= Duygu Ulusoy =

Turkish alpine skier (born 1987)

Duygu Ulusoy (a.k.a. Duygu Gül Ulusoy; born April 24, 1987, in Garmisch-Partenkirchen, West Germany), is a female Turkish skier competing in the alpine discipline. She represented Turkey at the 2006 Winter Olympics in Turin, Italy, becoming the first female Turkish Alpine skier in the Olympic Games.

Duygu, born to a Turkish family living in Germany, started skiing in her age of six. She attended ski courses for three years in her hometown Garmisch-Partenkirchen, and drew soon her trainer’s attention with her talent. In her short sports career, she received more than 30 medals in her age’s categories of skiing.

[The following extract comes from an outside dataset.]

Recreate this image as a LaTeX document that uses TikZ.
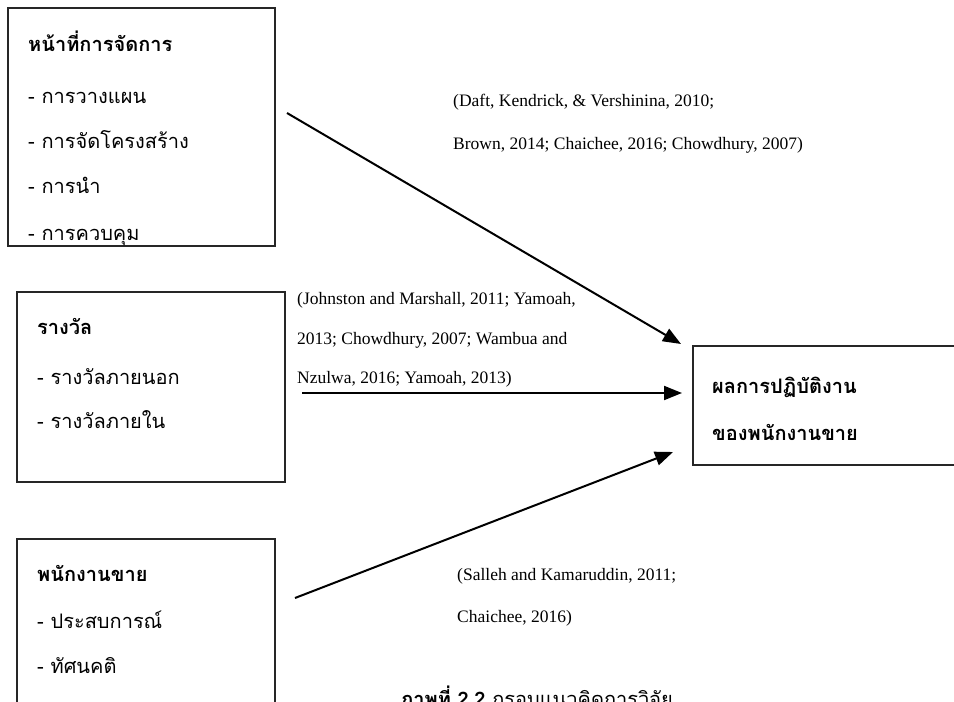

In summer 2004, she decided to compete for Turkey after her club in Germany demoted her following an ankle injury. During a summer holiday in Darboğaz, Niğde in Turkey, where her parents come from, she used the chance to apply for the Turkish national ski team, and was accepted immediately in reference to her 40th place in the world rank with 85 FIS points in slalom and 93 FIS points in giant slalom.

In her first race in Turkey, Ulusoy received gold medal in the juniors’ category at the Turkey Ski Championships. Her only concern is to be alone in Turkey during the camps, however she hopes her family will be returning to Turkey soon.

She participated at the 2006 Winter Olympics as the only female skier in the Turkish alpine ski team.